Пашич приехал на его похороны во Вранью, а оттуда заехал в Кральево, по общей просьбе нас, посланников. Он поражал своей бодростью и спокойствием. Глядя на него, можно было понять влияние, которое он оказывал на окружающих и Верховную команду, заражая их своей непоколебимой верой в торжество правого дела. Оставшись с ним наедине, я откровенно поставил ему вопрос, как смотрит он на опасное настроение и ропот в населении и на толки об отдельном мире. Пашич, не обинуясь, ответил мне, что если Сербию должна постигнуть участь Бельгии, то и в этом случае лучше все перетерпеть, но не сдаваться, чтобы потом воскреснуть. Лично его всего больше беспокоили колебания Англии относительно присылки войск в Салоники. Эти колебания и нерешительность были действительно роковым недугом не только англичан, но и вообще союзников во всем, что касалось балканских дел.

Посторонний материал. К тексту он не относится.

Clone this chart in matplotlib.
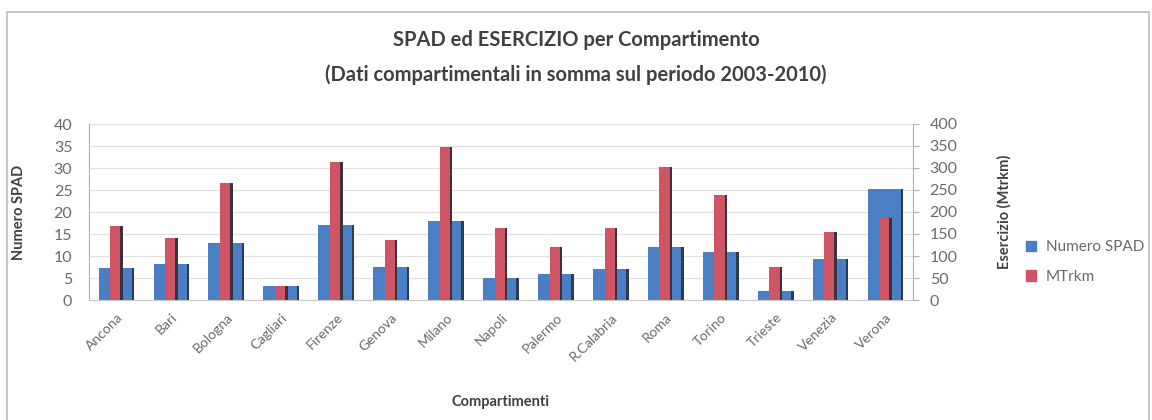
import matplotlib
matplotlib.use("Agg")
import matplotlib.pyplot as plt
import numpy as np
from matplotlib.patches import Rectangle

plt.rcParams["font.family"] = ["Lato", "DejaVu Sans"]

compartimenti = ["Ancona", "Bari", "Bologna", "Cagliari", "Firenze", "Genova", "Milano",
                 "Napoli", "Palermo", "R.Calabria", "Roma", "Torino", "Trieste",
                 "Venezia", "Verona"]
numero_spad = [7.2, 8.2, 13.0, 3.1, 17.1, 7.4, 17.9, 4.9, 5.9, 7.0, 12.0, 11.0, 2.0, 9.3, 25.2]
mtrkm = [169, 140, 265, 31, 314, 136, 347, 163, 120, 164, 303, 239, 74, 155, 186]

BLUE = "#4a7fc6"
RED = "#cf5565"
SHADE = "#27303a"
TXT = "#6a6a6a"

x = np.arange(len(compartimenti))
w_blue = 0.65
w_red = 0.23
w_shade = 0.045

fig = plt.figure(figsize=(11.52, 4.2), dpi=100)
ax = fig.add_axes([89 / 1152, 1 - 300 / 420, (913 - 89) / 1152, (300 - 124) / 420])
ax2 = ax.twinx()

# primary series: wide blue bars with a dark right edge
ax.bar(x, numero_spad, width=w_blue, color=BLUE, zorder=2)
ax.bar(x + w_blue / 2 - w_shade / 2, numero_spad, width=w_shade, color=SHADE, alpha=0.85, zorder=3)

# secondary series: narrow red bars drawn over the blue ones
ax2.bar(x, mtrkm, width=w_red, color=RED, zorder=2)
ax2.bar(x + w_red / 2 - w_shade / 2, mtrkm, width=w_shade, color=SHADE, alpha=0.9, zorder=3)

ax.set_xlim(-0.5, len(x) - 0.5)
ax.set_ylim(0, 40)
ax2.set_ylim(0, 400)
ax.set_yticks(np.arange(0, 41, 5))
ax2.set_yticks(np.arange(0, 401, 50))
ax.yaxis.grid(True, color="#e2e2e2", linewidth=0.9, zorder=0)
ax.set_axisbelow(True)

for a in (ax, ax2):
    a.spines["top"].set_visible(False)
    a.spines["left"].set_color("#b0b0b0")
    a.spines["right"].set_color("#b0b0b0")
    a.spines["bottom"].set_color("#c8c8c8")
    a.tick_params(axis="y", colors=TXT, labelsize=11.5, length=4, color="#b0b0b0")
ax.tick_params(axis="y", length=0, pad=12)
ax2.tick_params(axis="y", pad=8)
ax.spines["right"].set_visible(False)
ax2.spines["left"].set_visible(False)
ax2.spines["bottom"].set_visible(False)

ax.set_xticks(x)
ax.set_xticklabels(compartimenti, rotation=45, ha="right", rotation_mode="anchor",
                   fontsize=10, color=TXT)
ax.tick_params(axis="x", length=0, pad=8)

ax.set_ylabel("Numero SPAD", fontsize=10.5, fontweight="bold", color="#404040", labelpad=20)
ax2.set_ylabel("Esercizio (Mtrkm)", fontsize=10.5, fontweight="bold", color="#404040", labelpad=28)
ax.set_xlabel("Compartimenti", fontsize=10.5, fontweight="bold", color="#404040", labelpad=23)

fig.text(0.5, 1 - 40 / 420, "SPAD ed ESERCIZIO per Compartimento",
         ha="center", va="center", fontsize=14.5, fontweight="bold", color="#404040")
fig.text(0.5, 1 - 75 / 420, "(Dati compartimentali in somma sul periodo 2003-2010)",
         ha="center", va="center", fontsize=14.5, fontweight="bold", color="#404040")

# legend on the right
handles = [Rectangle((0, 0), 1, 1, color=BLUE), Rectangle((0, 0), 1, 1, color=RED)]
fig.legend(handles, ["Numero SPAD", "MTrkm"], loc="center left",
           bbox_to_anchor=(1012 / 1152, 1 - 262 / 420), frameon=False,
           fontsize=11, labelcolor=TXT, handlelength=0.7, handleheight=0.7,
           handletextpad=0.6, labelspacing=1.0)

# chart area frame
fig.patches.append(Rectangle((7 / 1152, -0.05), 1142 / 1152, 1 - 12 / 420 + 0.05,
                             transform=fig.transFigure, fill=False,
                             edgecolor="#bdbdbd", linewidth=1.2))

fig.savefig("out.png", dpi=100)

Как ни крепки были нервы Пашича, однако и он дрогнул. Два дня спустя после того, как он посетил нас, все правительство прибыло в Кральево, но на самый короткий срок, не считая возможным там долго задерживаться. Пашич как-то весь осунулся, похудел. Он все цеплялся за надежду, что союзники помогут отвоевать Скоплье и произойдет соединение с ними сербской армии. Критическое военное положение осложнилось еще угрозой острого продовольственного кризиса. Все хлебные запасы были сосредоточены в местностях или уже занятых, или непосредственно угрожаемых неприятелем. В Кральеве был мягкий умеренный климат, и все же осенняя погода и ненастье давали себя чувствовать. Вся страна превратилась в массу кочующих беженцев, которые не находили себе ни крова, ни пищи. Пашич просил союзников заготовить склады продовольствия как в Салониках, куда он не терял надежды, что прорвется армия, так и в Дураццо[209], если бы пришлось базироваться на Албанию.
Я получал самые скудные сведения о том, что полагают предпринять союзники. Редкие телеграммы из Петрограда не давали мне почти никаких данных. Мне говорили, что я должен поддерживать в сербах решимость бороться до конца, что союзники принимают «все меры к тому, чтобы возможно безотлагательно прийти на помощь Сербии», но в чем заключаются эти меры, было мне неизвестно и совершенно неясно.
Наступали жуткие дни. В один из мглистых сырых вечеров небо вдруг зажглось каким-то зловещим заревом, которое осветило весь город. Я вышел на улицу посмотреть, в чем дело. Близ вокзала горели баки с бензином для автомобилей. Пожар произошел, по-видимому, вследствие поджога. Можно было подозревать, что виновниками был кто-нибудь из военнопленных, за которыми был самый слабый надзор. Я не говорю об австро-венгерских офицерах. Их было, помнится, свыше 600 человек. Когда наступила опасность, их отправили из Ниша в Дураццо, а оттуда – в Италию. Что касается пленных нижних чинов, то их направили на различные дороги, по пути отступления, дабы чинить их и по возможности приводить в порядок. Они обыкновенно находились под началом какого-нибудь старика-ополченца, «чичи». С каждым днем становилось труднее кормить их. Многие из них бежали к своим; те, которые оставались и направлялись в Албанию, умирали массами на пути от холода и лишений.